BATON ROUGE, LOUISIANA - APRIL 25: CJ Jimcoily #31 of the LSU Tigers celebrating during spring practice at Tiger Stadium on April 25, 2026 in Baton Rouge, Louisiana. (Photo by Gus Stark/University Images via Getty Images} The NAACP is calling on student-athletes and prospective student-athletes to take up the mantle of fighting for the rights of black voters in the United States. The NAACP announced the “Out of Bounds Campaign” on Tuesday , which calls for “black athletes, families, fans, and alumni to withhold athletic and financial support” from public universities in states where racial gerrymandering is occurring.
As part of the initiative, the NAACP identified eight “priority states” it hopes will be hit by a potential boycott. They are Alabama, Florida, Georgia, Louisiana, Mississippi, South Carolina, Tennessee, and Texas — all of whom represent some of the biggest power-players in college athletics, and states which earn over $100M in revenue from college athletics, according to the NAACP. The unprecedented call for action comes in the wake of the Supreme Court’s decision on Louisiana v.
Callais , which functionally declared open season on minority voting rights. The court called a 2022 Louisiana congressional map “unconstitutional,” and mandated that voter maps could not be drawn based on race. The Louisiana map was drafted with the express purpose of giving black voters two seats (up from one), in order to have greater minority representation in office to better represent the 33% of the Louisiana population that is black.

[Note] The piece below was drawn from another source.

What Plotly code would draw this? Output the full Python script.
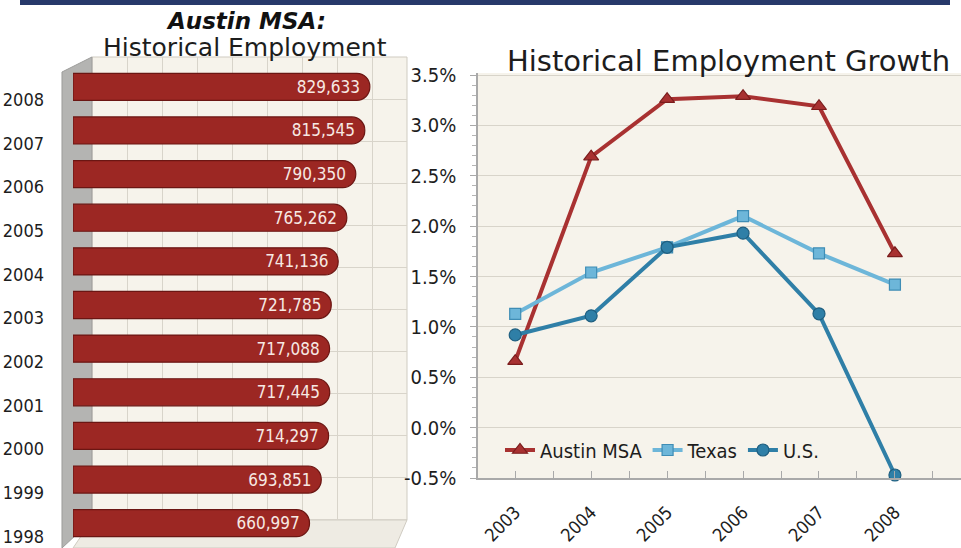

As a result of the SCOTUS decision, the map is being redrawn to eliminate the second black district, giving a racial disparity of 5:1 in favor of majority-white districts. As part of their dissent, Justices Jackson, Kagan, and Sotomayor warned that the decision by the court would lead to the evisceration of the Voting Rights Act. That concern has so far borne out, with states rushing to redraw their congressional maps ahead of the 2026 midterms to eliminate minority districts.